Stability of two player game structures

We have extended a two player game-theoretical model proposed by V. Gurvich [To theory of multi-step games, USSR Comput. Math and Math. Phys. 13 (1973)] and H. Moulin [The Strategy of Social Choice, North Holland, Amsterdam, 1983]: All the considered game situations are framed by the same game structure. The structure determines the families of potential decisions of the two players, as well as the subsets of possible outcomes allowed by pairs of such choices. To be a solution of a game, a pair of decisions has to determine a (pure) functional equilibrium of the situational pair of payoff mappings which transforms the realized outcome into real-valued rewards of the players. Accordingly we understand that a structure is stable, if it admits functional equilibria for all possible game situations; and that it is complete, if every situation that only partitions the potential outcomes, is dominated by one of the players. We have generalized and strengthened a theorem by V. Gurvich [Equilibrium in pure strategies, Soviet Math. Dokl. 38 (1989)], proving that a proper structure is stable iff it is complete. Additional results provide game-theoretical insight that focuses the inquiry on the complexity of the stability decision problem; in particular, for coherent structures.These results also have combinatorial importance because every structure is characterized by a pair of hypergraphs [C. Berge, Graphes et Hypergraphes, Dunod, 1970] over a common ground set.
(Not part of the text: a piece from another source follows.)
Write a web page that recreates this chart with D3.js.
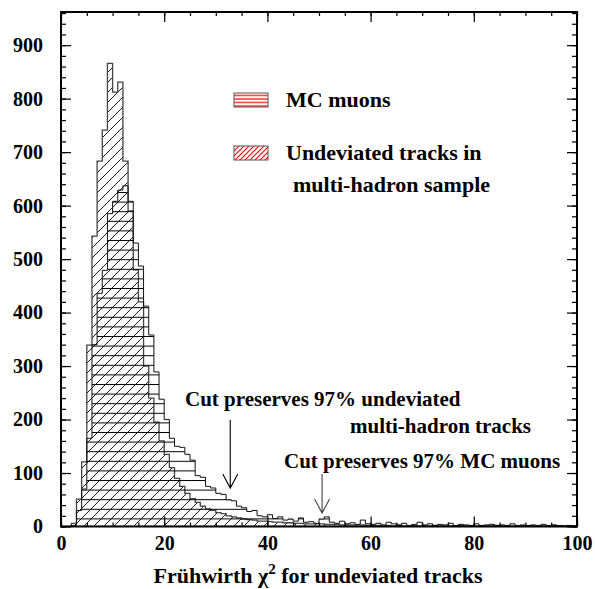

The structure is dual (complete/coherent) iff the clutter of one hypergraph equals (includes/is included in) the blocker of the other one. So, for non-void coherent structures, the stability decision problem is equivalent to the much studied subexponential [M.L. Fredman, L. Khachiyan, On the complexity of dualization of monotone disjunctive normal forms, J. Algorithms 21 (1996)] hypergraph duality decision problem.